The Supreme Court approved of the principles laid down in Venkatachalapathi Iyer v. Commissioner of Income-tax : [1951]20ITR363(Mad) , Lord's Dairy Farm Ltd. v. Commissioner of Income-tax : [1955]27ITR700(Bom) and Motipur Sugar Factory Ltd. v. Commissioner of Income-tax (1955) 28 I.T.R. 1228 their Lordships pointed out that Section 10(2) of the Act was not exhaustive and observed:

The result is that when a claim is made for a deduction for which there is no specific provision in Section 10(2), whether it is admissible or not will depend on whether, having regard to accepted commercial practice and trading principles, it can be said to arise out of the carrying on of the business and to be incidental to it. If that is established, then the deduction must be allowed, provided of course there is no prohibition against it express or implied, in the Act.

Their Lordships proceeded:

These being the governing principles, in deciding whether loss resulting from embezzlement by an employee in a business is admissible as a deduction under Section 10(1), what is to be considered is whether it arises out of the carrying on of the business and is incidental to it....A business especially such as is calculated to yield taxable profits has to be carried on through agents, cashiers, clerks and peons. Salary and remuneration paid to them are admissible under Section 10(2)(xv) as expenses incurred for the purpose of the business. If employment of agents is incidental to the carrying on of business, it must logically follow that losses which are incidental to such employment are also incidental to the carrying on of the business. Human nature being what it is, it is impossible to rule out the possibility of an employee taking advantage of his position as such employee and misappropriating the funds of his employer and the loss arising from such misappropriation must be held to arise out of the carrying on of business and to be incidental to it. And that is how it would be dealt with according to ordinary commercial principles of trading.

At the same time, it should be emphasised that the loss for which a deduction could be made under Section 10(1) must be one that springs directly from the carrying on of the business and is incidental to it and not any loss sustained by the assessee, even if it has some connection with his business.
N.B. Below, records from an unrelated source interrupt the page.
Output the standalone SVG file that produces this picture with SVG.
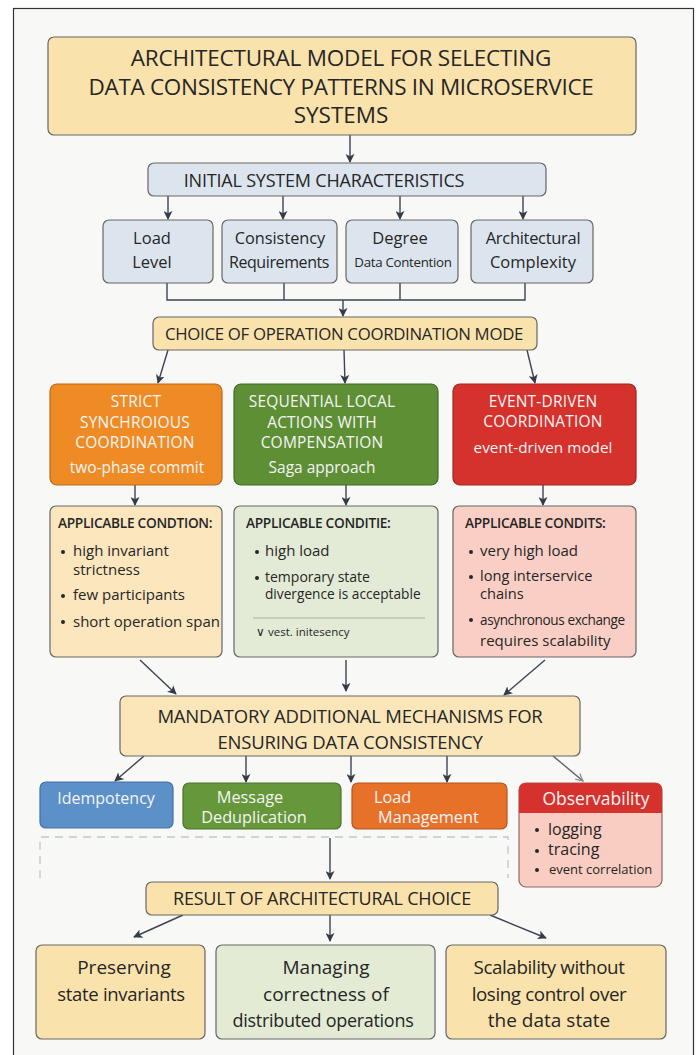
<svg xmlns="http://www.w3.org/2000/svg" width="697" height="1055" viewBox="0 0 697 1055">
<defs>
<marker id="ah" viewBox="0 0 10 10" refX="9" refY="5" markerWidth="9" markerHeight="9" markerUnits="userSpaceOnUse" orient="auto">
<path d="M0,0 L10,5 L0,10 L2.5,5 Z" fill="#353c48"/>
</marker>
<marker id="ahOpen" viewBox="0 0 10 10" refX="9" refY="5" markerWidth="9" markerHeight="9" markerUnits="userSpaceOnUse" orient="auto">
<path d="M1,1 L9,5 L1,9" fill="none" stroke="#8a8f96" stroke-width="1.4"/>
</marker>
<style>
text{font-family:"Open Sans","Noto Sans","Liberation Sans",sans-serif;fill:#262626;}
.box{stroke:#666;stroke-width:1.2;}
.tan{fill:#fae2ac;}
.blue{fill:#dce5ee;}
.c{text-anchor:middle;}
.wt{fill:#f5f5f5;}
.h{font-size:18px;font-weight:500;letter-spacing:-0.2px;}
.cap{font-size:15.5px;font-weight:500;letter-spacing:0.2px;}
.hd{font-size:13.7px;font-weight:600;letter-spacing:-0.3px;}
.bl{font-size:15px;}
.conn{fill:none;stroke:#3d4450;stroke-width:1.4;}
</style>
</defs>
<rect x="0" y="0" width="697" height="1055" fill="#ffffff"/>
<rect x="13.5" y="8.5" width="680" height="1055" fill="#f8f8f7" stroke="#333" stroke-width="1.2"/>

<g id="connectors">
<line class="conn" x1="350" y1="135" x2="350" y2="162" marker-end="url(#ah)"/>
<line class="conn" x1="168" y1="196" x2="168" y2="219" marker-end="url(#ah)"/>
<line class="conn" x1="283" y1="196" x2="283" y2="219" marker-end="url(#ah)"/>
<line class="conn" x1="400" y1="196" x2="400" y2="219" marker-end="url(#ah)"/>
<line class="conn" x1="523" y1="196" x2="523" y2="219" marker-end="url(#ah)"/>
<path class="conn" d="M167,283 V300 H525 V283 M284,283 V300 M400,283 V300"/>
<line class="conn" x1="343" y1="300" x2="343" y2="316" marker-end="url(#ah)"/>
<line class="conn" x1="168" y1="350" x2="158" y2="383" marker-end="url(#ah)"/>
<line class="conn" x1="344" y1="350" x2="345" y2="383" marker-end="url(#ah)"/>
<line class="conn" x1="527" y1="350" x2="535" y2="383" marker-end="url(#ah)"/>
<line class="conn" x1="135" y1="485" x2="135" y2="505" marker-end="url(#ah)"/>
<line class="conn" x1="346" y1="485" x2="346" y2="505" marker-end="url(#ah)"/>
<line class="conn" x1="543" y1="485" x2="543" y2="505" marker-end="url(#ah)"/>
<line class="conn" x1="140" y1="660" x2="176" y2="694" marker-end="url(#ah)"/>
<line class="conn" x1="346" y1="660" x2="346" y2="691" marker-end="url(#ah)"/>
<line class="conn" x1="545" y1="660" x2="504" y2="695" marker-end="url(#ah)"/>
<line class="conn" x1="144" y1="756" x2="115" y2="781" marker-end="url(#ah)"/>
<line class="conn" x1="246" y1="756" x2="246" y2="782" marker-end="url(#ah)"/>
<line class="conn" x1="351" y1="756" x2="351" y2="782" marker-end="url(#ah)"/>
<line class="conn" x1="447" y1="756" x2="447" y2="782" marker-end="url(#ah)"/>
<line x1="553" y1="756" x2="583" y2="781" stroke="#5a616b" stroke-width="1.4" marker-end="url(#ahOpen)"/>
<path d="M40,878 V837 H508 V878" fill="none" stroke="#bfc7d0" stroke-width="1.3" stroke-dasharray="8,6"/>
<line class="conn" x1="330" y1="838" x2="330" y2="879" marker-end="url(#ah)"/>
<line class="conn" x1="183" y1="915" x2="134" y2="937" marker-end="url(#ah)"/>
<line class="conn" x1="330" y1="915" x2="330" y2="941" marker-end="url(#ah)"/>
<line class="conn" x1="490" y1="915" x2="546" y2="938" marker-end="url(#ah)"/>
</g>

<g id="title">
<rect class="box tan" x="48" y="37" width="588" height="98" rx="6"/>
<text class="c" x="341" y="66" font-size="22.5" font-weight="500" letter-spacing="-0.2">ARCHITECTURAL MODEL FOR SELECTING</text>
<text class="c" x="341" y="95" font-size="22.5" font-weight="500" letter-spacing="-0.3">DATA CONSISTENCY PATTERNS IN MICROSERVICE</text>
<text class="c" x="341" y="123" font-size="22.5" font-weight="500">SYSTEMS</text>
</g>

<g id="initial">
<rect class="box blue" x="148" y="163" width="398" height="33" rx="6"/>
<text class="c h" x="324" y="186.5">INITIAL SYSTEM CHARACTERISTICS</text>
</g>

<g id="load-level">
<rect class="box blue" x="103" y="220" width="110" height="63" rx="6"/>
<text class="c" x="152" y="244" font-size="16.5">Load</text>
<text class="c" x="152" y="268" font-size="16.5">Level</text>
</g>
<g id="consistency-req">
<rect class="box blue" x="222" y="220" width="115" height="63" rx="6"/>
<text class="c" x="280" y="244" font-size="16.3">Consistency</text>
<text class="c" x="279" y="268" font-size="16" letter-spacing="-0.4">Requirements</text>
</g>
<g id="degree">
<rect class="box blue" x="346" y="220" width="112" height="63" rx="6"/>
<text class="c" x="400" y="244" font-size="16.5">Degree</text>
<text class="c" x="403" y="267" font-size="13.3" letter-spacing="-0.3">Data Contention</text>
</g>
<g id="arch-complexity">
<rect class="box blue" x="471" y="220" width="122" height="63" rx="6"/>
<text class="c" x="533" y="244" font-size="16.5" letter-spacing="-0.3">Architectural</text>
<text class="c" x="533" y="268" font-size="16.5">Complexity</text>
</g>

<g id="choice">
<rect class="box tan" x="153" y="317" width="384" height="33" rx="6"/>
<text class="c" x="344" y="339.5" font-size="16.8" font-weight="500" letter-spacing="-0.3">CHOICE OF OPERATION COORDINATION MODE</text>
</g>

<g id="strict-sync">
<rect x="50" y="384" width="172" height="101" rx="7" fill="#ef8b25" stroke="#b86a1c" stroke-width="1.2"/>
<text class="c cap wt" x="136" y="407">STRICT</text>
<text class="c cap wt" x="135" y="428">SYNCHROIOUS</text>
<text class="c cap wt" x="135" y="448">COORDINATION</text>
<text class="c wt" x="137" y="473" font-size="15.5">two-phase commit</text>
</g>
<g id="saga">
<rect x="234" y="384" width="204" height="101" rx="7" fill="#5e8f35" stroke="#44692a" stroke-width="1.2"/>
<text class="c cap wt" x="322" y="407">SEQUENTIAL LOCAL</text>
<text class="c cap wt" x="322" y="428">ACTIONS WITH</text>
<text class="c cap wt" x="322" y="448">COMPENSATION</text>
<text class="c wt" x="322" y="473" font-size="15.5">Saga approach</text>
</g>
<g id="event-driven">
<rect x="453" y="384" width="183" height="101" rx="7" fill="#d6322d" stroke="#a02420" stroke-width="1.2"/>
<text class="c cap wt" x="543" y="407">EVENT-DRIVEN</text>
<text class="c cap wt" x="543" y="427">COORDINATION</text>
<text class="c wt" x="543" y="453" font-size="15.3">event-driven model</text>
</g>

<g id="cond-strict">
<rect class="box" x="50" y="506" width="172" height="151" rx="6" fill="#fbe6be"/>
<text class="hd" x="58" y="527.5">APPLICABLE CONDTION:</text>
<circle cx="63" cy="552" r="2" fill="#262626"/>
<text class="bl" x="73" y="556">high invariant</text>
<text class="bl" x="73" y="575">strictness</text>
<circle cx="63" cy="596" r="2" fill="#262626"/>
<text class="bl" x="73" y="600">few participants</text>
<circle cx="63" cy="622" r="2" fill="#262626"/>
<text class="bl" x="73" y="627">short operation span</text>
</g>
<g id="cond-saga">
<rect class="box" x="234" y="506" width="204" height="151" rx="6" fill="#e3ebd6"/>
<text class="hd" x="246" y="527.5">APPLICABLE CONDITIE:</text>
<circle cx="257" cy="552" r="2" fill="#262626"/>
<text class="bl" x="265" y="556">high load</text>
<circle cx="257" cy="578" r="2" fill="#262626"/>
<text x="265" y="582" font-size="14">temporary state</text>
<text x="265" y="599" font-size="13.7">divergence is acceptable</text>
<line x1="253" y1="618" x2="425" y2="618" stroke="#a9b0a0" stroke-width="1"/>
<text x="256" y="636" font-size="11.5">∨ vest. initesency</text>
</g>
<g id="cond-event">
<rect class="box" x="453" y="506" width="183" height="151" rx="6" fill="#f9cfc5"/>
<text class="hd" x="465" y="527.5">APPLICABLE CONDITS:</text>
<circle cx="471" cy="552" r="2" fill="#262626"/>
<text class="bl" x="480" y="556">very high load</text>
<circle cx="471" cy="577" r="2" fill="#262626"/>
<text x="480" y="580.5" font-size="14.6">long interservice</text>
<text x="480" y="599" font-size="14.6">chains</text>
<circle cx="471" cy="620" r="2" fill="#262626"/>
<text x="480" y="624.5" font-size="13.6" letter-spacing="-0.4">asynchronous exchange</text>
<text x="480" y="646" font-size="15">requires scalability</text>
</g>

<g id="mandatory">
<rect class="box" x="120" y="696" width="460" height="60" rx="6" fill="#fbe6b9"/>
<text class="c" x="350" y="722.5" font-size="18.5" font-weight="500" letter-spacing="-0.2">MANDATORY ADDITIONAL MECHANISMS FOR</text>
<text class="c" x="350" y="748.5" font-size="18.5" font-weight="500" letter-spacing="-0.2">ENSURING DATA CONSISTENCY</text>
</g>

<g id="idempotency">
<rect x="40" y="782" width="133" height="46" rx="6" fill="#5b90c9" stroke="#44709f" stroke-width="1.2"/>
<text class="c wt" x="106" y="804" font-size="16">Idempotency</text>
</g>
<g id="dedup">
<rect x="183" y="783" width="158" height="46" rx="6" fill="#66973a" stroke="#4c732b" stroke-width="1.2"/>
<text class="c wt" x="250" y="803" font-size="16.3">Message</text>
<text class="c wt" x="254" y="823" font-size="16.3">Deduplication</text>
</g>
<g id="load-mgmt">
<rect x="352" y="783" width="155" height="46" rx="6" fill="#e8712a" stroke="#b35520" stroke-width="1.2"/>
<text x="374" y="803" font-size="16.3" class="wt">Load</text>
<text x="378" y="823" font-size="16.3" class="wt">Management</text>
</g>
<g id="observability">
<rect x="519" y="783" width="143" height="104" rx="7" fill="#f9cdc2" stroke="#8f6a64" stroke-width="1.2"/>
<path d="M519,813 V790 Q519,783 526,783 H655 Q662,783 662,790 V813 Z" fill="#d6322d"/>
<text class="c wt" x="596" y="805" font-size="17.5">Observability</text>
<circle cx="537" cy="830" r="2" fill="#262626"/>
<text x="548" y="835" font-size="16">logging</text>
<circle cx="537" cy="851" r="2" fill="#262626"/>
<text x="548" y="855" font-size="16">tracing</text>
<circle cx="537" cy="870" r="2" fill="#262626"/>
<text x="549" y="874" font-size="13">event correlation</text>
</g>

<g id="result">
<rect class="box tan" x="146" y="882" width="352" height="33" rx="6"/>
<text class="c h" x="322" y="905">RESULT OF ARCHITECTURAL CHOICE</text>
</g>

<g id="preserving">
<rect class="box tan" x="36" y="945" width="169" height="94" rx="6"/>
<text class="c" x="124" y="974" font-size="19">Preserving</text>
<text class="c" x="121" y="1001" font-size="18.5" letter-spacing="-0.3">state invariants</text>
</g>
<g id="managing">
<rect class="box" x="216" y="945" width="219" height="94" rx="6" fill="#e3ebd5"/>
<text class="c" x="326" y="974" font-size="19">Managing</text>
<text class="c" x="326" y="1001" font-size="19">correctness of</text>
<text class="c" x="323" y="1027" font-size="18" letter-spacing="-0.3">distributed operations</text>
</g>
<g id="scalability">
<rect class="box tan" x="446" y="945" width="220" height="94" rx="6"/>
<text class="c" x="549" y="974" font-size="18.8" letter-spacing="-0.4">Scalability without</text>
<text class="c" x="549" y="1001" font-size="18.8" letter-spacing="-0.4">losing control over</text>
<text class="c" x="549" y="1027" font-size="19">the data state</text>
</g>
</svg>
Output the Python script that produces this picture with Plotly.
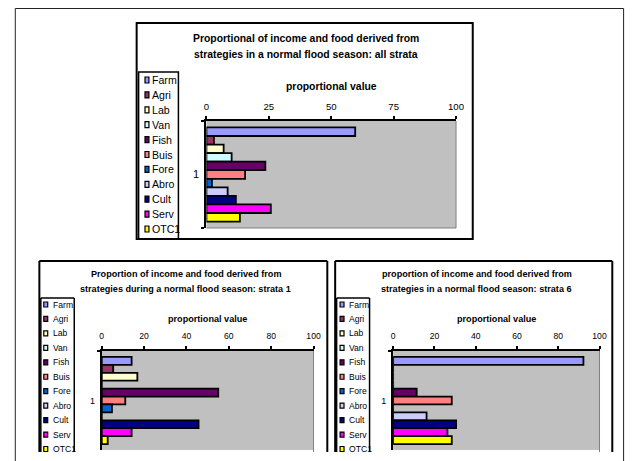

6. In Lord's Dairy Farm Ltd. v. Commissioner of Income-tax : [1955]27ITR700(Bom) , the decision which was approved of by the Supreme Court in Badridas Daga v. Commissioner of Income-tax : [1955]27ITR700(Bom) , Chagla, C.J., put it thus at page 707:

Therefore if in any case it is found that it was necessary to deputise certain duties to an employee and it was also found that the loss sprang directly from the necessity of doing so, then the loss would be trading loss and the assessee would be entitled to claim that amount as a proper deduction.

7. The test to apply in deciding whether a loss sustained by a businessman, when an employee of his embezzles funds left in the charge of that employee, constitutes a trading loss of the business of the employer, is whether the loss was incidental to the carrying on of that business. Was the employment of the employee in the normal course of that business and was it a normal incident of the conduct of that business? Was the entrustment of the funds of the employer to that employee in the normal course of the conduct of that business? Was the loss caused to the employer by the embezzlement by the employee incidental to that entrustment? These questions have to be answered from the view-point of a prudent man of business. If these tests are satisfied then the loss would be a trading loss.

8. The assessee in this case carried on a money-lending business. The employment of a cashier was obviously a normal incident of that business. So was the entrusment of the cash of the business to that cashier. That Inderchand Galada was in charge of the business and that his temporary absence from Madras facilitated the embezzlement by Ranka did not really affect the determination of the question, was the embezzlement effected by Ranka incidental to his employment under the assessee. It was: therefore, the loss to the assessee caused by the embezzlement by the cashier Ranka was a trading loss.

9. We answer the question in the negative and in favour of the assessee. The assessee will be entitled to the costs of this reference. Counsel's fee Rs. 250.